--- Problem requirements ---
Write out the listing, please, but only from its first line through the line containing "from matplotlib.colors import", exactly as given and without pictures.

--- Information shown ---

━━━

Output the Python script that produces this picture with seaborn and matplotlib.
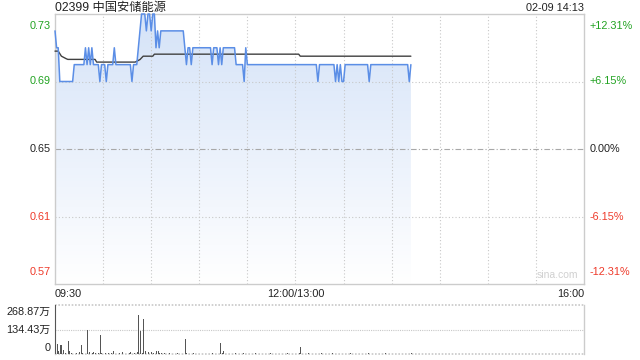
import numpy as np
import pandas as pd
import matplotlib
matplotlib.use("Agg")
import matplotlib.pyplot as plt
import seaborn as sns
from matplotlib.colors import LinearSegmentedColormap

# ---------------- data ----------------
title = "02399 中国安储能源"
stamp = "02-09 14:13"
prev_close = 0.65
price_ticks = [0.73, 0.69, 0.65, 0.61, 0.57]
pct_labels = ["+12.31%", "+6.15%", "0.00%", "-6.15%", "-12.31%"]
time_labels = ["09:30", "12:00/13:00", "16:00"]
time_label_minutes = [0, 150, 330]
session_minutes = 330
vol_max = 268.87
vol_tick_values = [268.87, 134.43, 0]
vol_labels = ["268.87万", "134.43万", "0"]

# minute price, run-length encoded: (level, number of minutes)
price_rle = [(0.72, 1), (0.71, 2), (0.69, 9), (0.70, 7), (0.71, 1), (0.70, 1),
             (0.71, 1), (0.70, 1), (0.71, 1), (0.70, 4), (0.69, 1), (0.70, 3),
             (0.69, 1), (0.70, 4), (0.71, 1), (0.70, 10), (0.69, 1), (0.70, 3),
             (0.71, 1), (0.72, 1), (0.73, 3), (0.72, 1), (0.73, 2), (0.72, 1),
             (0.73, 2), (0.71, 1), (0.72, 1), (0.71, 1), (0.72, 15), (0.71, 1),
             (0.70, 1), (0.71, 2), (0.70, 1), (0.71, 12), (0.70, 1), (0.71, 3),
             (0.70, 1), (0.71, 1), (0.70, 1), (0.71, 8), (0.70, 5), (0.69, 1),
             (0.71, 1), (0.70, 44), (0.69, 1), (0.70, 10), (0.69, 1), (0.70, 1),
             (0.69, 1), (0.70, 1), (0.69, 2), (0.70, 15), (0.69, 1), (0.70, 24),
             (0.69, 1), (0.70, 1)]

# average price line, run-length encoded
avg_rle = [(0.7080, 3), (0.7065, 1), (0.7050, 1), (0.7045, 1), (0.7040, 1),
           (0.7035, 1), (0.7031, 18), (0.7015, 25), (0.7020, 1), (0.7025, 1),
           (0.7030, 1), (0.7040, 1), (0.7050, 7), (0.7062, 91), (0.7050, 70)]

# minute volume (万)
volume = [268.87, 56, 19, 47, 50, 22, 3, 2, 69, 19,
          3, 2, 1, 8, 2, 13, 50, 8, 1, 2,
          134, 13, 2, 8, 13, 8, 2, 3, 106, 8,
          2, 3, 2, 8, 2, 3, 19, 2, 2, 11,
          3, 2, 13, 2, 8, 2, 3, 11, 2, 3,
          2, 13, 214, 125, 8, 190, 19, 2, 13, 2,
          13, 8, 2, 19, 19, 3, 8, 2, 8, 2,
          2, 3, 1, 2, 1, 2, 3, 1, 2, 1,
          2, 84, 3, 2, 1, 2, 5, 2, 1, 2,
          1, 2, 1, 1, 2, 1, 2, 1, 3, 2,
          1, 2, 28, 58, 3, 17, 2, 1, 2, 1,
          2, 1, 3, 1, 2, 1, 2, 3, 1, 2,
          1, 2, 1, 1, 2, 3, 1, 2, 1, 2,
          1, 1, 2, 1, 3, 2, 1, 2, 1, 1,
          2, 1, 2, 1, 1, 3, 2, 1, 2, 1,
          2, 1, 3, 39, 2, 1, 2, 1, 3, 1,
          2, 1, 1, 2, 1, 2, 3, 1, 2, 1,
          1, 2, 1, 3, 1, 2, 1, 2, 1, 1,
          2, 1, 2, 1, 3, 1, 2, 1, 1, 2,
          1, 2, 1, 1, 2, 3, 1, 2, 1, 2,
          1, 1, 2, 1, 2, 1, 3, 1, 2, 1,
          1, 2, 1, 2, 1, 2, 1, 1, 2, 1,
          2, 1, 3]

# ---------------- build tables ----------------
price = np.concatenate([[lv] * k for lv, k in price_rle])
avg = np.concatenate([[lv] * k for lv, k in avg_rle])
n = len(price)
minutes = np.arange(n)
df = pd.DataFrame({"minute": minutes, "price": price, "avg": avg[:n]})
vdf = pd.DataFrame({"minute": minutes, "volume": volume[:n]})

# ---------------- style ----------------
sns.set_style("white")
plt.rcParams["font.family"] = ["Liberation Sans", "Noto Sans CJK SC", "DejaVu Sans"]

W, H = 640, 360
fig = plt.figure(figsize=(6.4, 3.6), dpi=100)
L, R = 55, 584
ax = fig.add_axes([L / W, 1 - 284 / H, (R - L) / W, (284 - 14) / H])
axv = fig.add_axes([L / W, 1 - 354 / H, (R - L) / W, (354 - 305) / H])

green = "#22a322"
red = "#ee3a2a"
border = "#cccccc"
txt = "#222222"

# gradient fill under the price line
poly = ax.fill_between(df["minute"], df["price"], price_ticks[-1], color="none", lw=0)
grad = np.linspace(0, 1, 256).reshape(-1, 1)
cmap = LinearSegmentedColormap.from_list("g", ["#ffffff", "#d5e3f8"])
im = ax.imshow(grad, extent=[0, n - 1, price_ticks[-1], price_ticks[0]], origin="lower",
               aspect="auto", cmap=cmap, zorder=0.2)
im.set_clip_path(poly.get_paths()[0], transform=ax.transData)

# grid lines (drawn over the fill)
for m in range(30, session_minutes, 30):
    ax.axvline(m, color="#c8c8c8", lw=0.8, ls=(0, (1, 2)), zorder=2)
for p in price_ticks[1:-1]:
    if p == prev_close:
        ax.axhline(p, color="#a8a8a8", lw=0.8, ls=(0, (5, 2, 1, 2)), zorder=2)
    else:
        ax.axhline(p, color="#c8c8c8", lw=0.8, ls=(0, (1, 2)), zorder=2)

sns.lineplot(data=df, x="minute", y="avg", ax=ax, color="#404040", lw=1.0, zorder=3)
sns.lineplot(data=df, x="minute", y="price", ax=ax, color="#5b8ee6", lw=1.1, zorder=4)
for ln in ax.get_lines():
    ln.set_clip_on(False)

ax.set_xlim(0, session_minutes)
ax.set_ylim(price_ticks[-1], price_ticks[0])
ax.set_xticks([])
ax.set_yticks([])
ax.set_xlabel("")
ax.set_ylabel("")
for s in ax.spines.values():
    s.set_color(border)
    s.set_linewidth(1)

# y labels (left prices, right percentages)
ytr = ax.get_yaxis_transform()
cols = [green, green, txt, red, red]
vas = ["top", "center", "center", "center", "bottom"]
for p, pl, c, va in zip(price_ticks, pct_labels, cols, vas):
    off = -0.004 if va == "top" else (0.004 if va == "bottom" else 0)
    ax.text(-0.008, p + off, f"{p:.2f}", transform=ytr, ha="right", va=va,
            color=c, fontsize=7.8)
    ax.text(1.01, p + off, pl, transform=ytr, ha="left", va=va, color=c, fontsize=7.8)

ax.text(0.99, 0.015, "sina.com", transform=ax.transAxes, ha="right", va="bottom",
        color="#d0d0d0", fontsize=7.5)

# titles
fig.text(L / W, 1 - 8 / H, title, ha="left", va="center", fontsize=8.8, color=txt)
fig.text(R / W, 1 - 8 / H, stamp, ha="right", va="center", fontsize=7.8, color=txt)

# time labels
for lab, m in zip(time_labels, time_label_minutes):
    xf = (L + (R - L) * m / session_minutes) / W
    ha = "left" if m == 0 else ("right" if m == session_minutes else "center")
    fig.text(xf, 1 - 294 / H, lab, ha=ha, va="center", fontsize=7.8, color=txt)

# ---------------- volume panel ----------------
axv.bar(vdf["minute"], vdf["volume"], width=0.6, color="#555555", lw=0, zorder=3,
        align="edge")
axv.set_xlim(0, session_minutes)
axv.set_ylim(0, vol_max)
axv.set_xticks([])
axv.set_yticks([])
axv.set_xlabel("")
axv.set_ylabel("")
axv.axhline(vol_tick_values[1], color="#c8c8c8", lw=0.8, ls=(0, (1, 1)), zorder=1)
for side in ["top", "bottom"]:
    axv.spines[side].set_visible(False)
axv.axhline(vol_max, color="#c8c8c8", lw=1.2, ls=(0, (1, 1)), clip_on=False, zorder=1)
axv.axhline(0, color="#c8c8c8", lw=1.2, ls=(0, (1, 1)), clip_on=False, zorder=1)
for side in ["left", "right"]:
    axv.spines[side].set_color(border)
    axv.spines[side].set_linewidth(1)

vtr = axv.get_yaxis_transform()
for v, lab, va in zip(vol_tick_values, vol_labels, ["top", "center", "bottom"]):
    off = -8 if va == "top" else (8 if va == "bottom" else 0)
    axv.text(-0.008, v + off, lab, transform=vtr, ha="right", va=va,
             fontsize=7.8, color=txt)

fig.savefig("out.png", dpi=100)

━━━

--- Task response ---
Output the Python script that produces this picture with seaborn and matplotlib.
import numpy as np
import pandas as pd
import matplotlib
matplotlib.use("Agg")
import matplotlib.pyplot as plt
import seaborn as sns
from matplotlib.colors import LinearSegmentedColormap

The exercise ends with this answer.